Hitler's best known work is probably Mein Kampf written while in jail 1924 was originally written in to volumes released respectively in 1925 and 1926.
The first well known and documented pre-war antisemitic policies was “Law for the Restoration of the Public Civil Service”, which hindered Jews ability to hold various positions, join different organizations and curtailed other parts of daily life, created in 1933. This law was later followed by the Nuremberg Laws. The Nuremberg Laws are the two measures announced in Nazi Party Rally in Nuremberg on September 15th. The two laws were “The Law for the Protection of German Blood and German Honor” and “The Reich Citizenship Law”. The first one dealt primarily with the forbidding of sexual interaction between Jews and non-Jews, and the second stripped all “non-Germans” of their citizenship. Possibly the most important of the laws passed before 1939 was the one defining who was a Jew as this outlined who was to be persecuted. Some comparisons can be drawn between the collective antisemitic legislation passed by the Nazi's, especially “The Law of the Protection of German Blood and German Honor”, and the racial discrimination laws seen in some US states a fact Hitler freely acknowledged. Numerous pogroms and boycotts also occurred pre-war including the largest, Kristallnacht, on November 9-10, 1938, during which an estimated 7,500 Jewish stores and businesses were broken into, about 100 Jews were killed and about 30,000 more taken to concentration camps, what Daniel Holdhagen referred to as the “crowning moment in the wild domestic terror Germans perpetrated on Jews” (99).
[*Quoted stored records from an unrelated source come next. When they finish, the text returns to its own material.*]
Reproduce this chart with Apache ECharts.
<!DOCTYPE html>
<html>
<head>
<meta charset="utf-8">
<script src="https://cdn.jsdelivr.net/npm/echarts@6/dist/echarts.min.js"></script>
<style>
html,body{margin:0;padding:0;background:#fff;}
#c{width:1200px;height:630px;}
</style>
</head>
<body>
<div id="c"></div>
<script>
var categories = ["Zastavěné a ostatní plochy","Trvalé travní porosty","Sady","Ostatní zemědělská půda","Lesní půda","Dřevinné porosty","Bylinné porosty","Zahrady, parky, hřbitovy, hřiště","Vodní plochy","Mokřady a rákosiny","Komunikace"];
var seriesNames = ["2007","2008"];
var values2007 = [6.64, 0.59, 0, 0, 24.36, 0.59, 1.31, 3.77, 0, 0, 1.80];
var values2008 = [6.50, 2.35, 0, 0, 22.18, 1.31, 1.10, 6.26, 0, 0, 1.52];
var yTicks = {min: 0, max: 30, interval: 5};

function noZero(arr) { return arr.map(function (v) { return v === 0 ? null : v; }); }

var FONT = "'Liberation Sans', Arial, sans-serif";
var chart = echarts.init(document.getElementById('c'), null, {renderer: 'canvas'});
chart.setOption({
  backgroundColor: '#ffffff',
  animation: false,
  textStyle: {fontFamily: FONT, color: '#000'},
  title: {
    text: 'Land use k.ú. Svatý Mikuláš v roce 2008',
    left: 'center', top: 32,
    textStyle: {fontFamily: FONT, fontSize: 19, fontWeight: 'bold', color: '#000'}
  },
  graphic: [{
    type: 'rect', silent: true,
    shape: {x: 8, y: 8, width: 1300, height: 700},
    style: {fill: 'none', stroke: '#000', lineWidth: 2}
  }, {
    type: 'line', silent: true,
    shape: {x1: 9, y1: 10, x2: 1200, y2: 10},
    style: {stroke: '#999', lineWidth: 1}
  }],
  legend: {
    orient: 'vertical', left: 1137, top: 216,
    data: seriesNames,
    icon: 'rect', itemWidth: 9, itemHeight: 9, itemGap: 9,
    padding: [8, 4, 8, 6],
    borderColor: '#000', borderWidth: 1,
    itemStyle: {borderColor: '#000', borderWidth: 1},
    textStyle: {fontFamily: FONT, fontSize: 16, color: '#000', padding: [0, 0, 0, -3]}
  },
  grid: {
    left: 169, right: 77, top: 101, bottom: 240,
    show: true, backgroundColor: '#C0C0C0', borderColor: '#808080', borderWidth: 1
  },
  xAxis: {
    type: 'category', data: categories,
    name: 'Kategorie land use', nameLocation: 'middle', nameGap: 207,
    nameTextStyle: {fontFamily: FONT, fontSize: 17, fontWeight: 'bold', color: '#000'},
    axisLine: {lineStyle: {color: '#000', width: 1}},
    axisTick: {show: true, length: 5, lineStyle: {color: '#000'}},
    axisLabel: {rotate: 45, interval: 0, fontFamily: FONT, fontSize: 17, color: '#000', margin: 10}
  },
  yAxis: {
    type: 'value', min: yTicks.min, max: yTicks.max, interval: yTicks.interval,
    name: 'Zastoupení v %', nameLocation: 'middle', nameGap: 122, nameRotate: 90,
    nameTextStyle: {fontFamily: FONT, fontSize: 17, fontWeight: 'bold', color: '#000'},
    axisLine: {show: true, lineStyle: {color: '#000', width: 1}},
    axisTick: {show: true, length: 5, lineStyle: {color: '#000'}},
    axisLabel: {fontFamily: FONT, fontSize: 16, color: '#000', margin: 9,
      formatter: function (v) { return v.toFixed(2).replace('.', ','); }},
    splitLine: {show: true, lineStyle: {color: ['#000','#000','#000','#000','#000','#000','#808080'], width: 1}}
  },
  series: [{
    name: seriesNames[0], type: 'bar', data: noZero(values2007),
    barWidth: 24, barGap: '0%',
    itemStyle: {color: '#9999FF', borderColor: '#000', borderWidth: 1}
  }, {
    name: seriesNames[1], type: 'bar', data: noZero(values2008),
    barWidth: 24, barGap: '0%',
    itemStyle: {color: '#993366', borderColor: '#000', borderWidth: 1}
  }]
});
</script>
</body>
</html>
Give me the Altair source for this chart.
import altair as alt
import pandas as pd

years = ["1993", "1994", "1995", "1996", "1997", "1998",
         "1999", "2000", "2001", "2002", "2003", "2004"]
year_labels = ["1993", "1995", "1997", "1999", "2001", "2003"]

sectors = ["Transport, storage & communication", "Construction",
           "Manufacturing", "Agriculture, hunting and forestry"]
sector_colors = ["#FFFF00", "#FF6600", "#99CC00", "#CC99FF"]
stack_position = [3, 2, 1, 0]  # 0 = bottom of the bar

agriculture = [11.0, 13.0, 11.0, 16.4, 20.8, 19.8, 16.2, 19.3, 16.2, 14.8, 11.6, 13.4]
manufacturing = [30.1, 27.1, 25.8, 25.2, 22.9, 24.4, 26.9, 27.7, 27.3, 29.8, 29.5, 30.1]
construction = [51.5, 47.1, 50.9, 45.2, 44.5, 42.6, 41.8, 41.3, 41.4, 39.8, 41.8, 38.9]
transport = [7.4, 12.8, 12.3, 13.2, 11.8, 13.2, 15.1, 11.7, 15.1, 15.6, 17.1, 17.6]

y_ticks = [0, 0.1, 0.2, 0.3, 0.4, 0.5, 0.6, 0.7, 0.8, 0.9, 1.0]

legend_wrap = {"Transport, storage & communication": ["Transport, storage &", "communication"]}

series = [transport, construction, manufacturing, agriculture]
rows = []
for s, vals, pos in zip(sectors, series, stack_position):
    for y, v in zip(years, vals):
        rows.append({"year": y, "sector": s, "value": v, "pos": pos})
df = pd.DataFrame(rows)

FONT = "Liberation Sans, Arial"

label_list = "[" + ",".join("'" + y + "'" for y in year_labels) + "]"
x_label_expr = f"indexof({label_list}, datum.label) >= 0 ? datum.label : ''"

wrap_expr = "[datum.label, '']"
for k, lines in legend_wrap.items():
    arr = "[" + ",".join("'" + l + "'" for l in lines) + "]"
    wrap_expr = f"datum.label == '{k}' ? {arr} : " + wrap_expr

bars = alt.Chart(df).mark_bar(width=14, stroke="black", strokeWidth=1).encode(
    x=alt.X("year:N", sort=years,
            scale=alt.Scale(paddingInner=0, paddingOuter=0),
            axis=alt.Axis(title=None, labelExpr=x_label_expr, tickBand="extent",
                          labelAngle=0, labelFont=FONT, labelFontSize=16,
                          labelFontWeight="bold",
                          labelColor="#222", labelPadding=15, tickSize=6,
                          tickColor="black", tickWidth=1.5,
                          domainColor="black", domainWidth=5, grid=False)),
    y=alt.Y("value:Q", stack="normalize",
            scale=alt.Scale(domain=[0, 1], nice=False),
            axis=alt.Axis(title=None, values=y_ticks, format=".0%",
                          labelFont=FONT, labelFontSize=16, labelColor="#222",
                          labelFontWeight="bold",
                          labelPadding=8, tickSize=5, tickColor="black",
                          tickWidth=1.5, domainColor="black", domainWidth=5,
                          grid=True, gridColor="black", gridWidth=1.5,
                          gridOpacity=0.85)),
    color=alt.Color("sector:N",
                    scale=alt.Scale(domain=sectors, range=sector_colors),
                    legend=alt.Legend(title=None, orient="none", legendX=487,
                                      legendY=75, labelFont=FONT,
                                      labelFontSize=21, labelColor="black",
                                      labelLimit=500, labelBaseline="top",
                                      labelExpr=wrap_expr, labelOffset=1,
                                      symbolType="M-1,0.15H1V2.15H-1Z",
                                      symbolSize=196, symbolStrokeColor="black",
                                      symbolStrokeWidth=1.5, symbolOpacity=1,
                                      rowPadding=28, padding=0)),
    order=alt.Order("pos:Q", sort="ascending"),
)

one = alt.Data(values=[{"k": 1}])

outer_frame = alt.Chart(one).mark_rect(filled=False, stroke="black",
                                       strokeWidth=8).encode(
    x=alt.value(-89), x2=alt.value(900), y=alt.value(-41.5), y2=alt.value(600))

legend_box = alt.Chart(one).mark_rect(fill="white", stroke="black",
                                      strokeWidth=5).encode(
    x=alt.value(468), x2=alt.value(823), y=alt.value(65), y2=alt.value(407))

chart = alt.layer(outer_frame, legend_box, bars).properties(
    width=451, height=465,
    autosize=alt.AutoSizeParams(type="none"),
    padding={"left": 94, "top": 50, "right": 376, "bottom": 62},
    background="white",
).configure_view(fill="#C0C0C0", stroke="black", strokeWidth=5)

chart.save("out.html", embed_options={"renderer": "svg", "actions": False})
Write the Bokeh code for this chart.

During the WWII what some now refer to as the Nazi's “final solution” was implemented by Hitler's regime. The death camps Treblinka, Sobibór, Belzec, Chelmno, Majdanek and Auschwitz, all built between 1940 and 1942, were running at full capacity. About 3 million are thought to have been killed at these extermination camps alone. Many Jews also died in ghettos and work camps due to malnutrition and poor sanitary conditions. Execution carried out by police squads and other German sponsored groups were very common happening throughout the war. Death marches where Jews were forced to literally walk mile upon mile until they were dead also occurred numerous times. Collectively these measures are thought to have killed 6 million Jews.